Timberline Will Open for High-Speed Mountain Biking Action This Summer

Image: Courtesy Timberline Lodge
Thank the snow gods for Palmer Snowfield. The frosty holdover from the last ice age bestows Mount Hood’s Timberline with one of the country’s longest ski seasons while other Northwest winter recreation areas scramble to adjust to an ever-shrinking window for alpine fun. (Oh, hi, climate change!)
But Timberline, home to the historic Depression-era lodge of Kubrick lore, isn’t waiting around for Palmer to start melting. In addition to an ambitious 10-year plan that includes new chairlifts and maybe even a gondola, the ski resort debuts its Timberline Mountain Bike Park this summer.
Building eight miles of winding, Douglas fir–shrouded singletrack might not seem like much of a feat, but it’s been 10 years in the making—with ecological surveys, and legal challenges from several environmental groups, including BARK and the Sierra Club slowing progress. The park finally broke ground last summer. John Burton, Timberline’s director of marketing, plays up the outdoor enthusiast fantasy: “In the morning you can buy a lift ticket, go skiing, have some lunch in the lodge, and, in the afternoon, go mountain biking. You can’t do that anywhere else in the world.” (Note: you can at a few other resorts, like Whistler in Canada.)
What does a deluxe, Timberline-funded mountain bike park look like?

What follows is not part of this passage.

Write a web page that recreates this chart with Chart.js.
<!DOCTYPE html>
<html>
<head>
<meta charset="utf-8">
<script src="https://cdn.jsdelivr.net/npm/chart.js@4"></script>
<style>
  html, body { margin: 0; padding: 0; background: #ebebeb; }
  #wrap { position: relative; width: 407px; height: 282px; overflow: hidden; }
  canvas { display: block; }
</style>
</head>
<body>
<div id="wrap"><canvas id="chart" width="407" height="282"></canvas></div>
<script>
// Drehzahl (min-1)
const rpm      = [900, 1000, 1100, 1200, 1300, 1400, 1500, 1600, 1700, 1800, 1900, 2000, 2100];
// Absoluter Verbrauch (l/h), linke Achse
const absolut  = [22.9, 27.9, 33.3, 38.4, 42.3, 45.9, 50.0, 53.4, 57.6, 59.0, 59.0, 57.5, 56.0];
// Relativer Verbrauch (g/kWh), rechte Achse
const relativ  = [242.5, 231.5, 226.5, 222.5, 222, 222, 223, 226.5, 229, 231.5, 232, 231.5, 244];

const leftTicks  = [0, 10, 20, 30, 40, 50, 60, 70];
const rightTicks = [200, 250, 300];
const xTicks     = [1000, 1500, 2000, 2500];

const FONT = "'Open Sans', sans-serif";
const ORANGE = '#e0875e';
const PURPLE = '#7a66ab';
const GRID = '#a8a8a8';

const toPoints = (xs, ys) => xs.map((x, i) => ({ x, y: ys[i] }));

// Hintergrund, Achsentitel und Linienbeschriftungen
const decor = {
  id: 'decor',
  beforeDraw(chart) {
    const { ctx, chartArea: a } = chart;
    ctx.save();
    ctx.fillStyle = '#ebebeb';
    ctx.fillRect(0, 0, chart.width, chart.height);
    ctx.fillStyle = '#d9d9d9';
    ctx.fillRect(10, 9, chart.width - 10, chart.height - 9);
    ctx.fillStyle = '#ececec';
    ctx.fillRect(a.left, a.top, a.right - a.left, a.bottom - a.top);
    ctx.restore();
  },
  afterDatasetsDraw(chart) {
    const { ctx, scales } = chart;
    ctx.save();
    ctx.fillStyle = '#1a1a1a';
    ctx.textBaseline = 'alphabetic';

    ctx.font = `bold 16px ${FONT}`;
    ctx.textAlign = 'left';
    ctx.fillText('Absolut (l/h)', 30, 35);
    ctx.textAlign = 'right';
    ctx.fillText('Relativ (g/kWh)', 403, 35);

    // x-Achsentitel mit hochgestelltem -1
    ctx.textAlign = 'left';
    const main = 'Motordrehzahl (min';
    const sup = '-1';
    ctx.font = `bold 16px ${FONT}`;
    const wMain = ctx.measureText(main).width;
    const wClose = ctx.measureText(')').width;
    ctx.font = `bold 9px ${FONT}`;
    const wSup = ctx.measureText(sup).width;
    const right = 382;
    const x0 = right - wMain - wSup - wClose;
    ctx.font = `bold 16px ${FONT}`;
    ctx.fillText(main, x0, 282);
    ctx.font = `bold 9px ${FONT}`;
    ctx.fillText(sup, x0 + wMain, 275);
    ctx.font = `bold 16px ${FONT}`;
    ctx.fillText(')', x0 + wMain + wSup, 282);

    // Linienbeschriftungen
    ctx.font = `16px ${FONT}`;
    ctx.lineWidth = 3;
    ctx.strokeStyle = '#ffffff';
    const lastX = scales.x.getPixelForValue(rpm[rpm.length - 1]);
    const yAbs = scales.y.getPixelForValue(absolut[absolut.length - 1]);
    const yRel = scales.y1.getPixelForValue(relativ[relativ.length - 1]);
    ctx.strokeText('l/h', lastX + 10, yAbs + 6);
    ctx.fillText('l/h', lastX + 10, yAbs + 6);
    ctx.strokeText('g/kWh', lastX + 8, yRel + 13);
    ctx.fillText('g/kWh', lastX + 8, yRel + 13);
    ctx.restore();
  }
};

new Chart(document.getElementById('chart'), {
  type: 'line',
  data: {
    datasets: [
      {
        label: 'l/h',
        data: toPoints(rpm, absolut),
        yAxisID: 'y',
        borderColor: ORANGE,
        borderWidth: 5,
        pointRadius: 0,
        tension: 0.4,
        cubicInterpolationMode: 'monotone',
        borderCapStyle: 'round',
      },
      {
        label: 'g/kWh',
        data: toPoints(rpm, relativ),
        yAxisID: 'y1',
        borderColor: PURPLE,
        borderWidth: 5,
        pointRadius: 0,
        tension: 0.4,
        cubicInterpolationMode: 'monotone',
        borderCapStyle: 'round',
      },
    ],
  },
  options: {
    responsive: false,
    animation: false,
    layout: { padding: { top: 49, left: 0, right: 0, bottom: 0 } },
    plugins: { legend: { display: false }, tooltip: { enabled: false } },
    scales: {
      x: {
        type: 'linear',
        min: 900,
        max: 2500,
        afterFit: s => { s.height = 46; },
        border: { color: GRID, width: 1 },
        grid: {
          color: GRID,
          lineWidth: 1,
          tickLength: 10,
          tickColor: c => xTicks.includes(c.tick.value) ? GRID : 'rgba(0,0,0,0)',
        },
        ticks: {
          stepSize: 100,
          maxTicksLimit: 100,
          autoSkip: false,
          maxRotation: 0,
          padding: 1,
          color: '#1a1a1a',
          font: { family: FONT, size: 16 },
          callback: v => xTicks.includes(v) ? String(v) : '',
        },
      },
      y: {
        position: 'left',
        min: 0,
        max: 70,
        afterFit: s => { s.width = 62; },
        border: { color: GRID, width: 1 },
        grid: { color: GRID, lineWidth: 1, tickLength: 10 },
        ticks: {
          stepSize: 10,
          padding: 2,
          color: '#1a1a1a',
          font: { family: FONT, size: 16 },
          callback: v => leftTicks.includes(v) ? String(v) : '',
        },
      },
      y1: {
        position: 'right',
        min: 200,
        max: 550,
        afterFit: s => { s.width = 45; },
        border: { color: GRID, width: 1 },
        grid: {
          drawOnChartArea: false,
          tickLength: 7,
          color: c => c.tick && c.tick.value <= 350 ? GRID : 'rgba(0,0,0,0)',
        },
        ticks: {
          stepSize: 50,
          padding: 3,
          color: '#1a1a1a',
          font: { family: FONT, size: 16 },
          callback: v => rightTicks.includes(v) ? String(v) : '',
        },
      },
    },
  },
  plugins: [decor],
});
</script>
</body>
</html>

The first stretch of the park, the only part to open this summer, will function much like the ski resort: three levels of trail riding, with green runs for beginners and families, blue intermediate routes with optional jump-lines, and precipitous blacks for experts. Mountain bikers will have the Jeff Flood chairlift all to themselves.
Timberline plans to offer season passes, day passes, and post-work “twilight” tickets (pricing TBD). A pro shop will open in the Wy’East Lodge, with rentals, maintenance, and mountain bike lessons. Phase two of the park—an additional seven to 10 miles—is slated for fall 2020.
This snow-free investment makes sense; Timberline may not be able to count on a powdery future. Last year, researchers at Oregon State University published a paper in the journal Geophysical Research Letters indicating that our relatively resilient snowpack is the result of natural variability, a.k.a. random wintry weather trends. That climate-change-masking weather, say the paper’s authors, is likely to be followed in the coming decades by a bubble-bursting rapid melt.
Seven miles down Highway 26 from Timberline, Ski Bowl is a poster child for getting creative in warmer weather. Says Mike Quinn, vice president and GM of Ski Bowl: “Being the lowest ski resort on Mount Hood forces us to diversify.” It’s offered alpine slides and chairlift-assisted mountain biking for more than 30 years, and in 1999 it added a tubing hill that requires very little snow.
Will Mount Hood’s next generation of mountain junkies catch their thrills on wheels instead of skis? If Timberline’s new park is any indication, it might not be the worst thing.